▼▼▼

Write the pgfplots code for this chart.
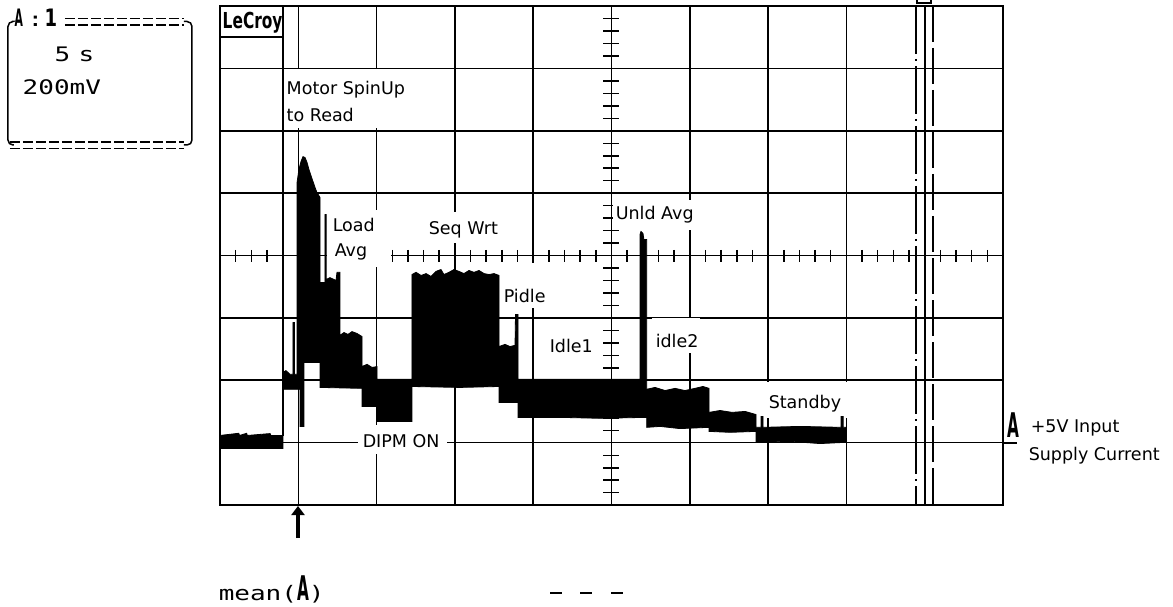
\documentclass[border=0pt]{standalone}
\usepackage{fontspec}
\setmainfont{DejaVu Sans}
\newfontfamily\lcd{DejaVu Sans Mono}
\usepackage{graphicx}
\usepackage{pgfplots}
\pgfplotsset{compat=1.18}
\usetikzlibrary{arrows.meta}

\newcommand\lab{\fontsize{17.5}{20}\selectfont}
\newcommand\chA[1]{\scalebox{0.45}[1]{\fontsize{#1}{#1}\selectfont\bfseries A}}
\newcommand\lcdtext[1]{\scalebox{1.3}[1]{\lcd\fontsize{20}{20}\selectfont #1}}

% 5 s/div, 200 mV/div, 10 x 8 divisions
\pgfplotsset{scopeaxis/.style={at={(0,0)}, anchor=south west, scale only axis,
    width=783pt, height=499pt, xmin=0, xmax=50, ymin=-800, ymax=800}}

\begin{document}
\begin{tikzpicture}
% graticule
\begin{axis}[scopeaxis,
    xtick={0,5,...,50}, ytick={-800,-600,...,800},
    xticklabels={}, yticklabels={}, major tick length=0pt,
    grid=major, major grid style={black, line width=1.6pt},
    axis line style={black, line width=1.9pt}]
\addplot[draw=none] coordinates {(0,0)};
\end{axis}

% pixel frame: (px,py) as in the screenshot
\begin{scope}[shift={(-220pt,505pt)}, x=1pt, y=-1pt, line width=1.5pt]
  \foreach \d in {0,...,9}{\foreach \m in {1,2,3,4}{
    \draw (220+78.3*\d+15.66*\m,250) -- ++(0,12);}}
  \foreach \d in {0,...,7}{\foreach \m in {1,2,3,4}{
    \draw (603,6+62.4*\d+12.48*\m) -- ++(16,0);}}
  \draw (283,6) -- (283,436);
  \draw[dash pattern=on 48pt off 5pt on 2pt off 5pt] (916,6) -- (916,505);
  \draw[dash pattern=on 36pt off 6pt] (933,6) -- (933,505);
  % label backgrounds
  \fill[white] (285,69) rectangle (416,128);
  \fill[white] (327,210) rectangle (391,267);
  \fill[white] (424,212) rectangle (507,243);
  \fill[white] (500,263) rectangle (547,308);
  \fill[white] (613,200) rectangle (706,230);
  \fill[white] (652,318) rectangle (700,353);
  \fill[white] (765,382) rectangle (848,418);
  \fill[white] (358,425) rectangle (447,454);
\end{scope}

% trace: +5V input supply current
\begin{axis}[scopeaxis, hide axis]
\addplot[fill=black, draw=black, line width=0.8pt] coordinates {
(0,-577) (1.2,-570) (1.25,-577) (1.7,-570) (1.75,-577) (3.2,-571) (3.25,-577)
(4.02,-577) (4.02,-375) (4.21,-369) (4.47,-381) (4.66,-381)
(4.66,-215) (4.76,-215) (4.76,-381) (4.92,-381) (4.92,234) (5.04,276)
(5.17,301) (5.30,317) (5.43,314) (5.56,298) (5.68,276) (5.81,256)
(5.94,237) (6.07,218) (6.19,202) (6.39,186) (6.39,-87) (6.70,-87)
(6.70,131) (6.78,131) (6.78,-77) (7.02,-71) (7.41,-80) (7.47,-54)
(7.66,-54) (7.66,-256) (7.92,-247) (8.17,-253) (8.43,-244) (8.75,-250)
(9.07,-260) (9.07,-356) (9.39,-349) (9.71,-359) (10.03,-356) (10.03,-397)
(12.26,-397) (12.26,-61) (12.52,-54) (12.84,-64) (13.16,-58) (13.47,-67)
(13.79,-51) (14.11,-45) (14.30,-61) (14.62,-54) (14.94,-45) (15.26,-51)
(15.58,-58) (15.90,-48) (16.22,-54) (16.54,-48) (16.86,-58) (17.18,-61)
(17.50,-58) (17.82,-64) (17.82,-292) (18.20,-285) (18.52,-292) (18.84,-288)
(18.87,-189) (19.03,-189) (19.03,-397) (26.82,-397) (26.82,67) (26.88,77)
(27.01,71) (27.07,51) (27.25,51) (27.25,-429) (27.78,-423) (28.42,-433)
(29.06,-426) (29.69,-433) (30.33,-426) (30.84,-420) (31.23,-426) (31.23,-503)
(31.93,-497) (32.70,-503) (33.53,-500) (34.23,-510) (34.23,-551) (34.55,-551)
(34.55,-516) (34.68,-516) (34.68,-551) (37.04,-548) (39.66,-551) (39.66,-516)
(39.79,-516) (39.79,-551) (39.97,-551) (39.97,-599) (38.31,-603) (36.40,-596)
(34.23,-599) (34.23,-564) (32.57,-567) (31.23,-564) (31.23,-551) (29.37,-555)
(28.10,-548) (27.25,-551) (27.25,-519) (24.27,-522) (21.71,-519) (19.03,-519)
(19.03,-471) (17.82,-471) (17.82,-420) (15.33,-423) (12.26,-420) (12.26,-532)
(10.03,-532) (10.03,-484) (9.07,-484) (9.07,-426) (6.39,-423) (6.39,-343)
(5.36,-343) (5.36,-548) (5.11,-548) (5.11,-429) (4.02,-429) (4.02,-619)
(0,-619) (0,-577)
};
\end{axis}

\begin{scope}[shift={(-220pt,505pt)}, x=1pt, y=-1pt, line width=1.5pt,
    every node/.style={inner sep=0pt, anchor=base west}]
  % labels inside the graticule
  \node[font=\lab] at (286,95) {Motor SpinUp};
  \node[font=\lab] at (286,122) {to Read};
  \node[font=\lab] at (332,232) {Load};
  \node[font=\lab] at (334,257) {Avg};
  \node[font=\lab] at (428,235) {Seq Wrt};
  \node[font=\lab] at (503,302) {Pidle};
  \node[font=\lab] at (549,352) {Idle1};
  \node[font=\lab] at (615,220) {Unld Avg};
  \node[font=\lab] at (655,347) {idle2};
  \node[font=\lab] at (768,408) {Standby};
  \node[font=\lab] at (362,447) {DIPM ON};
  % LeCroy logo
  \node at (222,29) {\scalebox{0.7}[1]{\fontsize{22}{22}\selectfont\bfseries LeCroy}};
  \draw[line width=2pt] (220,37) -- (282,37);
  % channel marker on the right
  \node at (1007,437) {\chA{34}};
  \draw[line width=2.5pt] (1003,443) -- (1017,443);
  \node[font=\lab] at (1030,432) {+5V Input};
  \node[font=\lab] at (1028,460) {Supply Current};
  % small cursor mark at the top
  \draw (917,0) -- (917,3) -- (931,3) -- (931,0);
  % trace info box
  \node at (14,27) {\chA{24}};
  \node at (27,27) {\lcdtext{:}};
  \node[font=\fontsize{24}{24}\selectfont\bfseries] at (44,27) {\scalebox{0.75}[1]{1}};
  \draw[rounded corners=5pt] (12,21.5) -- (8,21.5) -- (8,145) -- (14,145);
  \draw[rounded corners=5pt] (184,21.5) -- (192,21.5) -- (192,145) -- (184,145);
  \draw[dash pattern=on 10pt off 3pt] (65,18.5) -- (184,18.5);
  \draw[dash pattern=on 10pt off 3pt] (65,25) -- (184,25);
  \draw[dash pattern=on 10pt off 3pt] (10,142) -- (184,142);
  \draw[dash pattern=on 10pt off 3pt] (10,148.5) -- (184,148.5);
  \node at (54,62) {\lcdtext{5}};
  \node at (78,62) {\lcdtext{s}};
  \node at (22,95) {\lcdtext{200mV}};
  % trigger arrow and math readout
  \draw[line width=4.5pt, -{Triangle[width=13pt,length=9pt]}] (298,538) -- (298,506);
  \node at (218,600) {\lcdtext{mean(}\chA{34}\lcdtext{)}};
  \draw[line width=2pt] (550,593) -- (562,593) (580,593) -- (592,593) (611,593) -- (623,593);
  \pgfresetboundingbox
  \path[use as bounding box] (0,0) rectangle (1173,606);
\end{scope}
\end{tikzpicture}
\end{document}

▲▲▲

REQUIREMENT.
All of the material above needs to be restated exactly, with no pictures.

TASK ANSWER.
Write the pgfplots code for this chart.
\documentclass[border=0pt]{standalone}
\usepackage{fontspec}
\setmainfont{DejaVu Sans}
\newfontfamily\lcd{DejaVu Sans Mono}
\usepackage{graphicx}
\usepackage{pgfplots}
\pgfplotsset{compat=1.18}
\usetikzlibrary{arrows.meta}

\newcommand\lab{\fontsize{17.5}{20}\selectfont}
\newcommand\chA[1]{\scalebox{0.45}[1]{\fontsize{#1}{#1}\selectfont\bfseries A}}
\newcommand\lcdtext[1]{\scalebox{1.3}[1]{\lcd\fontsize{20}{20}\selectfont #1}}

% 5 s/div, 200 mV/div, 10 x 8 divisions
\pgfplotsset{scopeaxis/.style={at={(0,0)}, anchor=south west, scale only axis,
    width=783pt, height=499pt, xmin=0, xmax=50, ymin=-800, ymax=800}}

\begin{document}
\begin{tikzpicture}
% graticule
\begin{axis}[scopeaxis,
    xtick={0,5,...,50}, ytick={-800,-600,...,800},
    xticklabels={}, yticklabels={}, major tick length=0pt,
    grid=major, major grid style={black, line width=1.6pt},
    axis line style={black, line width=1.9pt}]
\addplot[draw=none] coordinates {(0,0)};
\end{axis}

% pixel frame: (px,py) as in the screenshot
\begin{scope}[shift={(-220pt,505pt)}, x=1pt, y=-1pt, line width=1.5pt]
  \foreach \d in {0,...,9}{\foreach \m in {1,2,3,4}{
    \draw (220+78.3*\d+15.66*\m,250) -- ++(0,12);}}
  \foreach \d in {0,...,7}{\foreach \m in {1,2,3,4}{
    \draw (603,6+62.4*\d+12.48*\m) -- ++(16,0);}}
  \draw (283,6) -- (283,436);
  \draw[dash pattern=on 48pt off 5pt on 2pt off 5pt] (916,6) -- (916,505);
  \draw[dash pattern=on 36pt off 6pt] (933,6) -- (933,505);
  % label backgrounds
  \fill[white] (285,69) rectangle (416,128);
  \fill[white] (327,210) rectangle (391,267);
  \fill[white] (424,212) rectangle (507,243);
  \fill[white] (500,263) rectangle (547,308);
  \fill[white] (613,200) rectangle (706,230);
  \fill[white] (652,318) rectangle (700,353);
  \fill[white] (765,382) rectangle (848,418);
  \fill[white] (358,425) rectangle (447,454);
\end{scope}

% trace: +5V input supply current
\begin{axis}[scopeaxis, hide axis]
\addplot[fill=black, draw=black, line width=0.8pt] coordinates {
(0,-577) (1.2,-570) (1.25,-577) (1.7,-570) (1.75,-577) (3.2,-571) (3.25,-577)
(4.02,-577) (4.02,-375) (4.21,-369) (4.47,-381) (4.66,-381)
(4.66,-215) (4.76,-215) (4.76,-381) (4.92,-381) (4.92,234) (5.04,276)
(5.17,301) (5.30,317) (5.43,314) (5.56,298) (5.68,276) (5.81,256)
(5.94,237) (6.07,218) (6.19,202) (6.39,186) (6.39,-87) (6.70,-87)
(6.70,131) (6.78,131) (6.78,-77) (7.02,-71) (7.41,-80) (7.47,-54)
(7.66,-54) (7.66,-256) (7.92,-247) (8.17,-253) (8.43,-244) (8.75,-250)
(9.07,-260) (9.07,-356) (9.39,-349) (9.71,-359) (10.03,-356) (10.03,-397)
(12.26,-397) (12.26,-61) (12.52,-54) (12.84,-64) (13.16,-58) (13.47,-67)
(13.79,-51) (14.11,-45) (14.30,-61) (14.62,-54) (14.94,-45) (15.26,-51)
(15.58,-58) (15.90,-48) (16.22,-54) (16.54,-48) (16.86,-58) (17.18,-61)
(17.50,-58) (17.82,-64) (17.82,-292) (18.20,-285) (18.52,-292) (18.84,-288)
(18.87,-189) (19.03,-189) (19.03,-397) (26.82,-397) (26.82,67) (26.88,77)
(27.01,71) (27.07,51) (27.25,51) (27.25,-429) (27.78,-423) (28.42,-433)
(29.06,-426) (29.69,-433) (30.33,-426) (30.84,-420) (31.23,-426) (31.23,-503)
(31.93,-497) (32.70,-503) (33.53,-500) (34.23,-510) (34.23,-551) (34.55,-551)
(34.55,-516) (34.68,-516) (34.68,-551) (37.04,-548) (39.66,-551) (39.66,-516)
(39.79,-516) (39.79,-551) (39.97,-551) (39.97,-599) (38.31,-603) (36.40,-596)
(34.23,-599) (34.23,-564) (32.57,-567) (31.23,-564) (31.23,-551) (29.37,-555)
(28.10,-548) (27.25,-551) (27.25,-519) (24.27,-522) (21.71,-519) (19.03,-519)
(19.03,-471) (17.82,-471) (17.82,-420) (15.33,-423) (12.26,-420) (12.26,-532)
(10.03,-532) (10.03,-484) (9.07,-484) (9.07,-426) (6.39,-423) (6.39,-343)
(5.36,-343) (5.36,-548) (5.11,-548) (5.11,-429) (4.02,-429) (4.02,-619)
(0,-619) (0,-577)
};
\end{axis}

\begin{scope}[shift={(-220pt,505pt)}, x=1pt, y=-1pt, line width=1.5pt,
    every node/.style={inner sep=0pt, anchor=base west}]
  % labels inside the graticule
  \node[font=\lab] at (286,95) {Motor SpinUp};
  \node[font=\lab] at (286,122) {to Read};
  \node[font=\lab] at (332,232) {Load};
  \node[font=\lab] at (334,257) {Avg};
  \node[font=\lab] at (428,235) {Seq Wrt};
  \node[font=\lab] at (503,302) {Pidle};
  \node[font=\lab] at (549,352) {Idle1};
  \node[font=\lab] at (615,220) {Unld Avg};
  \node[font=\lab] at (655,347) {idle2};
  \node[font=\lab] at (768,408) {Standby};
  \node[font=\lab] at (362,447) {DIPM ON};
  % LeCroy logo
  \node at (222,29) {\scalebox{0.7}[1]{\fontsize{22}{22}\selectfont\bfseries LeCroy}};
  \draw[line width=2pt] (220,37) -- (282,37);
  % channel marker on the right
  \node at (1007,437) {\chA{34}};
  \draw[line width=2.5pt] (1003,443) -- (1017,443);
  \node[font=\lab] at (1030,432) {+5V Input};
  \node[font=\lab] at (1028,460) {Supply Current};
  % small cursor mark at the top
  \draw (917,0) -- (917,3) -- (931,3) -- (931,0);
  % trace info box
  \node at (14,27) {\chA{24}};
  \node at (27,27) {\lcdtext{:}};
  \node[font=\fontsize{24}{24}\selectfont\bfseries] at (44,27) {\scalebox{0.75}[1]{1}};
  \draw[rounded corners=5pt] (12,21.5) -- (8,21.5) -- (8,145) -- (14,145);
  \draw[rounded corners=5pt] (184,21.5) -- (192,21.5) -- (192,145) -- (184,145);
  \draw[dash pattern=on 10pt off 3pt] (65,18.5) -- (184,18.5);
  \draw[dash pattern=on 10pt off 3pt] (65,25) -- (184,25);
  \draw[dash pattern=on 10pt off 3pt] (10,142) -- (184,142);
  \draw[dash pattern=on 10pt off 3pt] (10,148.5) -- (184,148.5);
  \node at (54,62) {\lcdtext{5}};
  \node at (78,62) {\lcdtext{s}};
  \node at (22,95) {\lcdtext{200mV}};
  % trigger arrow and math readout
  \draw[line width=4.5pt, -{Triangle[width=13pt,length=9pt]}] (298,538) -- (298,506);
  \node at (218,600) {\lcdtext{mean(}\chA{34}\lcdtext{)}};
  \draw[line width=2pt] (550,593) -- (562,593) (580,593) -- (592,593) (611,593) -- (623,593);
  \pgfresetboundingbox
  \path[use as bounding box] (0,0) rectangle (1173,606);
\end{scope}
\end{tikzpicture}
\end{document}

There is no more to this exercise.